I am so happy that her voice was the first voice I heard on my birthday too .. .I called her up first thing when I wok e up coz she is the most spiritual person I know and i was in deep need of some sort of spiritual touch in my life .... I will definitely pray for her, though I've hardly ever prayed in my life. I hope god recognizes me hehe though I am sure he will be honored to have her in heaven ......  I guess what I am trying to say  is that I loved her, and I know she was too strong,  loving, and headstrong a person to just vanish into thin air.  She is hanging out with Dadu now, hopefully not makin him tea (coz her tea sucks hehe) but her love will pour on us every time it rains maybe .... I hope it rains right now! I need it to rain .........
Love  you
miss you
naby

Friday
Apr292005

A meeting of the MINDS

I am convinced that Von Neumann, the dude who suggested the architecture for the Computer has unknowingly cracked the way the human brain works and we will find out one day.
Research continues to investigate whether there exists something called the mind, separate from the brain (Classical paper discussing Yorrick and Dennis .... must read ) 
So lets go ahead with some geek talk. The computer architecture involves, CPU (Central processing Unit), with Random Access Memory, ROM (read only memory) and secondary storage (disks) I am convinced that the CPU that makes all the decisions is analogous to our mind, sometimes more in tune with our body than the brain (who we are) .  the brain is the assortation of all sorts of permanent storage with many a corrupt file which however can be restored by a random event that triggers the search.
For example, when you really really like a girl, and u're hung up on her, and she says something mean to you. Part of you hates her, and part of you loves her.
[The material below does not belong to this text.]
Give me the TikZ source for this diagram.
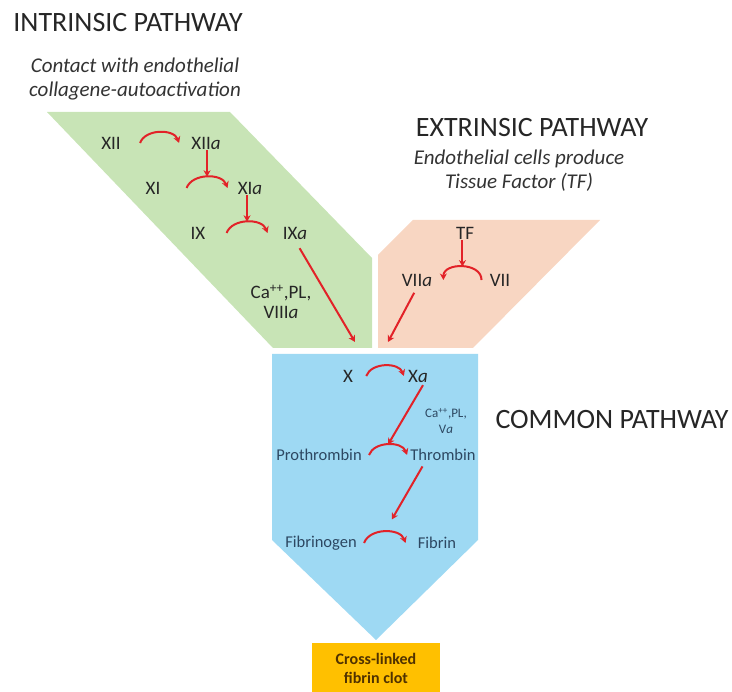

The mind records the harsh words and generates hate, the brain who you are and cannot trick knows you love her . torn between mind and brain ......   Dreams seem to be this weird phenomenon seen by people when their bodies power down and there is communication between the mind and brain (some sort of backing maybe), resulting in pictures (audio n video)  in their sleep,  reflecting a confused mix of reality or the  present (stored in mind), and everything else (in the brain) ... have much more to say but am starting to crave a dream as i talk about it ... bandy2005 is shutting down.